With that said, I think that it’s important to stress another idea in order to help you have the right mindset and view your situation in the right perspective.
You mention having been “young and idealistic” when you became engaged to your husband, which is a wonderful thing. Rav Avigdor Miller would say: “Never regret your extremist idealism,” and this applies even if we find ourselves “falling” later in life and wondering how we ever could have been in such a lofty place, once upon a time.
Who were you, when you pictured yourself building what you call a “genuinely ruchniyusdig life”? You write that you don’t feel like yourself anymore, and the implication is that when you were “young and idealistic,” that wasn’t you at all — but it was. In fact, that was the genuine you, the young woman with aspirations and ruchniyusdige ambitions, dreaming of building a true Yiddishe home with a husband like the one you chose. It’s only the challenges of daily life that try to drag you down and convince you that things would be easier if only... if only...
This period in the year is a very relevant time to focus on this idea.

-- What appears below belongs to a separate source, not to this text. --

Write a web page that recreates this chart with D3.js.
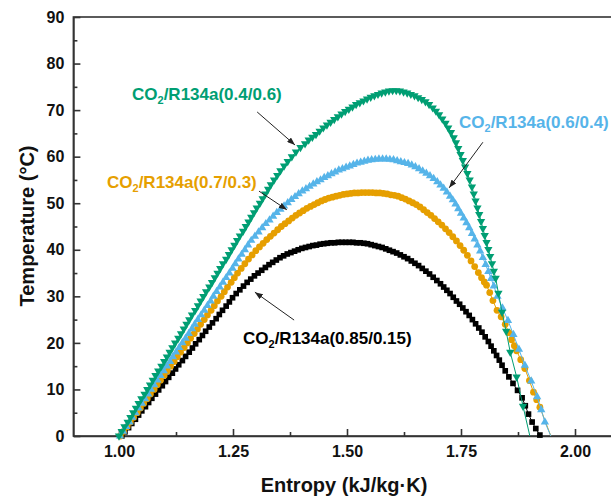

As we approach Rosh Hashanah and the Yom Hadin, we make all kinds of kabbalos and resolutions, aiming higher for the next year, seeing ourselves as we might become, and it’s a mistake to think that we’re aiming to become other than “ourselves.” In fact, what we are trying to become is a more authentic version of ourselves, unencumbered with all the narishkeiten of this world. Even if we encounter difficulties in actualizing that authentic vision, that doesn’t mean that we were unrealistic or silly, and it’s not reason to give up or to be more “sensible” about what we take on in future.